The key to identifying these small issues is utilizing satellite imagery with the highest available resolution (30-cm to 3.7-m spatial resolution compared to 25-m to 30-m spatial resolution, which is the norm) to locate the exact source of the problem before skilled personnel can be dispatched to investigate and remediate within hours of notification. This approach can identify even tiny disruptions at the component level—e.g., a leaky valve at a well site.
Combined with AI and cloud computing, which allow for infinite storage capabilities with hundreds of thousands of images of a company’s vast pipeline infrastructure, geospatial analytics has ushered in a new, climate-friendly era for the O&G industry, helping to demonstrate that high production levels and lower emissions are compatible goals.
How geospatial analytics have helped major O&G producers. The following are a few case studies on how O&G companies have utilized geospatial analytics for improved operations.
Catching leaks early and clean up in North Dakota (U.S.). North Dakota has a history of pipeline leaks. In 2017, Governor Doug Burgum’s office was committed to addressing the problem and challenged O&G and pipeline industries to stem the tide of leaks.
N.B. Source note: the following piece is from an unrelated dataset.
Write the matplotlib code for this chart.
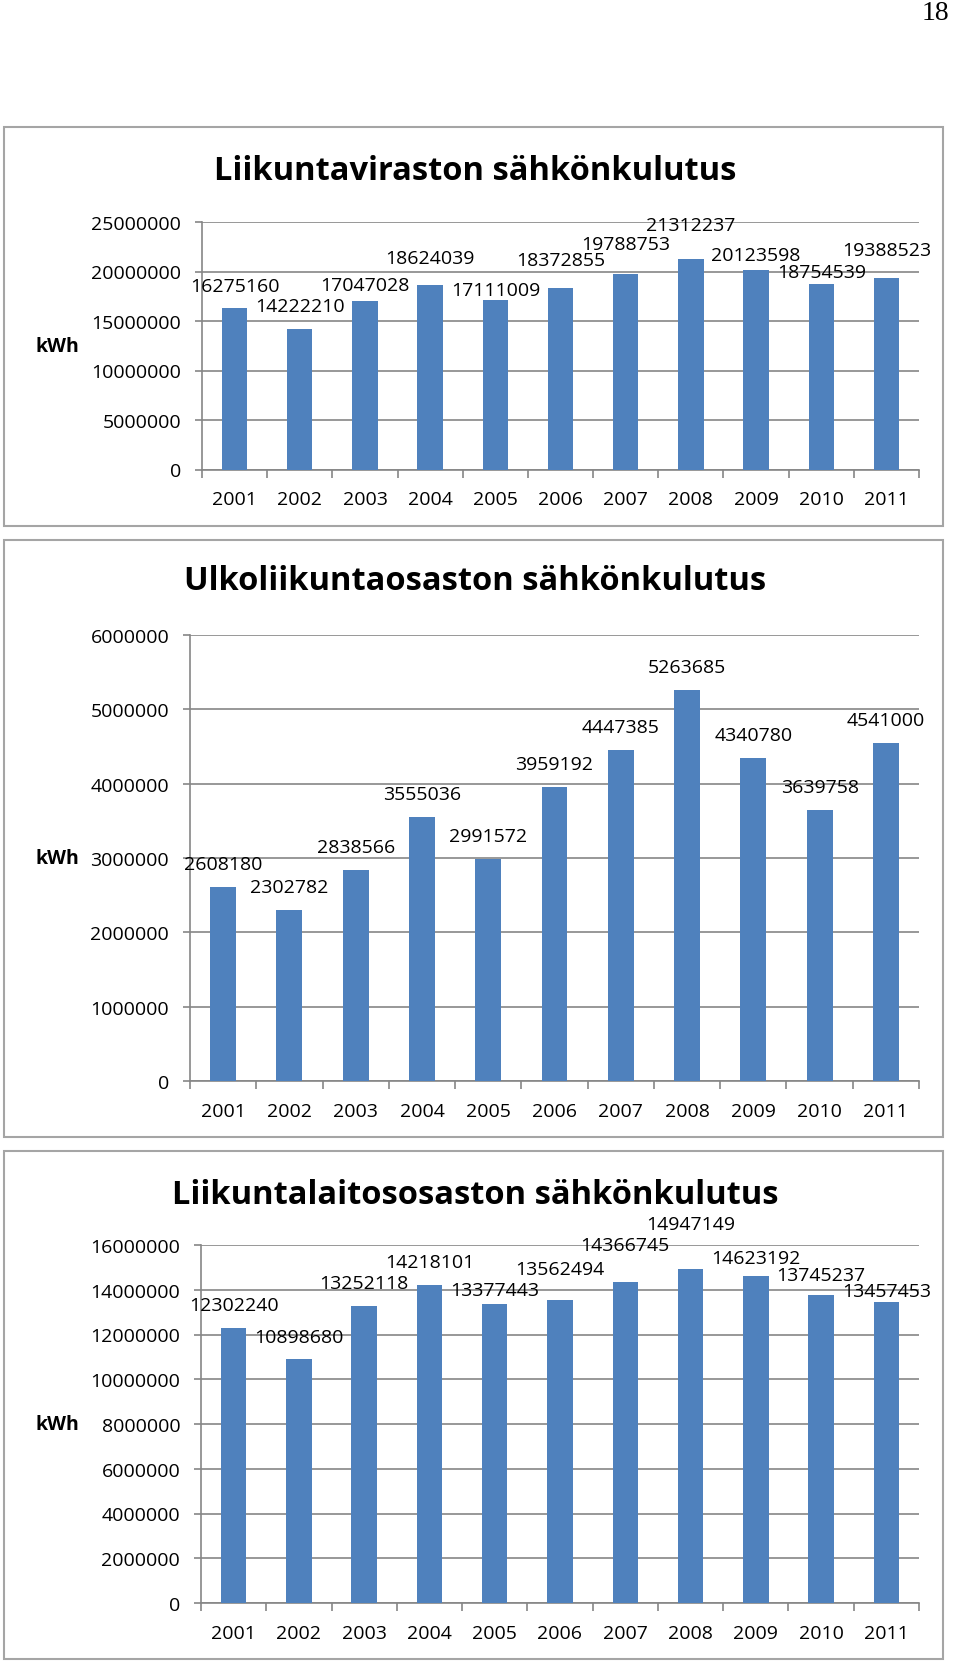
import matplotlib
matplotlib.use("Agg")
import matplotlib.pyplot as plt
from matplotlib.patches import Rectangle

plt.rcParams['font.family'] = ['Open Sans', 'DejaVu Sans']

# data
years = ['2001', '2002', '2003', '2004', '2005', '2006', '2007', '2008', '2009', '2010', '2011']

virasto = [16275160, 14222210, 17047028, 18624039, 17111009, 18372855,
           19788753, 21312237, 20123598, 18754539, 19388523]
ulko = [2608180, 2302782, 2838566, 3555036, 2991572, 3959192,
        4447385, 5263685, 4340780, 3639758, 4541000]
laitos = [12302240, 10898680, 13252118, 14218101, 13377443, 13562494,
          14366745, 14947149, 14623192, 13745237, 13457453]

titles = ['Liikuntaviraston sähkönkulutus',
          'Ulkoliikuntaosaston sähkönkulutus',
          'Liikuntalaitososaston sähkönkulutus']

# how far above the bar top each data label sits (pixels)
lift1 = [22, 23, 16, 27, 10, 28, 30, 34, 15, 12, 28]
lift2 = [23] * 11
lift3 = [23, 22, 23, 23, 14, 31, 37, 45, 18, 20, 11]

W, H = 960, 1665
BLUE = '#4F81BD'
GRID = '#868686'

fig = plt.figure(figsize=(W / 100, H / 100), dpi=100)


def px_axes(left, top, right, bottom):
    return fig.add_axes([left / W, 1 - bottom / H, (right - left) / W, (bottom - top) / H])


def frame(top, bottom):
    fig.patches.append(Rectangle((4 / W, 1 - bottom / H), 939 / W, (bottom - top) / H,
                                 transform=fig.transFigure, fill=False,
                                 edgecolor='#A5A5A5', linewidth=1.5))


def panel(ax, vals, lifts, ymax, step, title, title_y, kwh_y):
    x = list(range(len(vals)))
    ax.bar(x, vals, width=0.39, color=BLUE, zorder=3)
    ax.set_xlim(-0.5, len(vals) - 0.5)
    ax.set_ylim(0, ymax)
    ax.set_yticks(range(0, ymax + 1, step))
    ax.set_yticklabels([str(v) for v in range(0, ymax + 1, step)])
    ax.set_xticks(x)
    ax.set_xticklabels(years)
    ax.set_xticks([i - 0.5 for i in range(len(vals) + 1)], minor=True)
    ax.grid(axis='y', color=GRID, linewidth=1.2, zorder=0)
    for s in ['top', 'right']:
        ax.spines[s].set_visible(False)
    for s in ['left', 'bottom']:
        ax.spines[s].set_color(GRID)
        ax.spines[s].set_linewidth(1.2)
    ax.tick_params(axis='x', which='major', length=0, pad=15, labelsize=14)
    ax.tick_params(axis='x', which='minor', length=6, color=GRID, width=1.2)
    ax.tick_params(axis='y', length=5, color=GRID, width=1.2, pad=10, labelsize=14)
    for i, v in enumerate(vals):
        ax.annotate(str(v), (i, v), xytext=(0, lifts[i]), textcoords='offset pixels',
                    ha='center', va='center', fontsize=14, annotation_clip=False)
    fig.text(475 / W, 1 - title_y / H, title, ha='center', va='center',
             fontsize=23.5, fontweight='bold')
    fig.text(57 / W, 1 - kwh_y / H, 'kWh', ha='center', va='center',
             fontsize=14, fontweight='bold')


frame(128, 527)
frame(541, 1138)
frame(1152, 1660)

ax1 = px_axes(202, 223, 919, 470.5)
panel(ax1, virasto, lift1, 25000000, 5000000, titles[0], 172, 347)

ax2 = px_axes(190, 636, 919, 1082)
panel(ax2, ulko, lift2, 6000000, 1000000, titles[1], 582, 859)

ax3 = px_axes(201, 1246, 919, 1604)
panel(ax3, laitos, lift3, 16000000, 2000000, titles[2], 1196, 1425)

fig.text(935 / W, 1 - 13 / H, '18', ha='center', va='center', fontsize=20,
         family=['Liberation Serif', 'DejaVu Serif'])

fig.savefig('out.png', dpi=100)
Created by O&G and pipeline companies and backed by the State of North Dakota, the Intelligent Pipeline Integrity Program (iPIPE) was founded to work with technology providers to adapt their technologies to meet the needs of pipeline operators. iPIPE’s goal was to eliminate the negative impact of pipeline leaks, with member organizations sharing the costs to deploy new technologies.
The companies involved in iPIPE included Hess Corp., Equinor, Oasis Petroleum, Goodnight Midstream, TC Energy, Energy Transfer, MPLx, ONEOK, Whiting Oil & Gas and DCP Midstream, among others.
Using data captured from satellites and then processed for spectral analysis using AI, the results were delivered weekly to consortium members within hours of data capture, showing results including the location and magnitude of liquid leaks.
Ultimately, the initiative was a huge success, demonstrating to participating O&G producers and pipeline operators that this new technology could monitor pipelines and identify leaks before they became larger spills.
The success in North Dakota resulted in one of the founding members of iPIPE asking the author’s company (or its vendor) to monitor the company’s entire fleet of assets in the area, spread across nearly 10,000 km². As a result, numerous small pipeline and well site leaks have been identified long before the company believes it would have caught them via other means. In one specific instance, the customer said that the leak alert was provided 13 d before the company would have caught the leak via its traditional monitoring methods. This saved the company millions in cleanup costs and regulatory fines, as well as PR headaches.
A new initiative in Texas (U.S.). The success of iPIPE and the incorporation of geospatial analytics into O&G producers’ normal operations piqued the interest of other producers that wondered if the same success could be realized everywhere.
For example, in the Permian Basin, a recent report1 from Texans for Natural Gas (TNG) found that Texas producers had driven methane intensity to a record low of 0.12%. The study's authors noted the U.S. O&G industry has invested more than $300 B in technologies to mitigate greenhouse gas emissions over the past two decades. Permian Basin methane intensity continues to trend downward, with methane emissions intensity falling by nearly 85% between 2011 and 2022. During that same period, total O&G production in the Permian increased by > 416%.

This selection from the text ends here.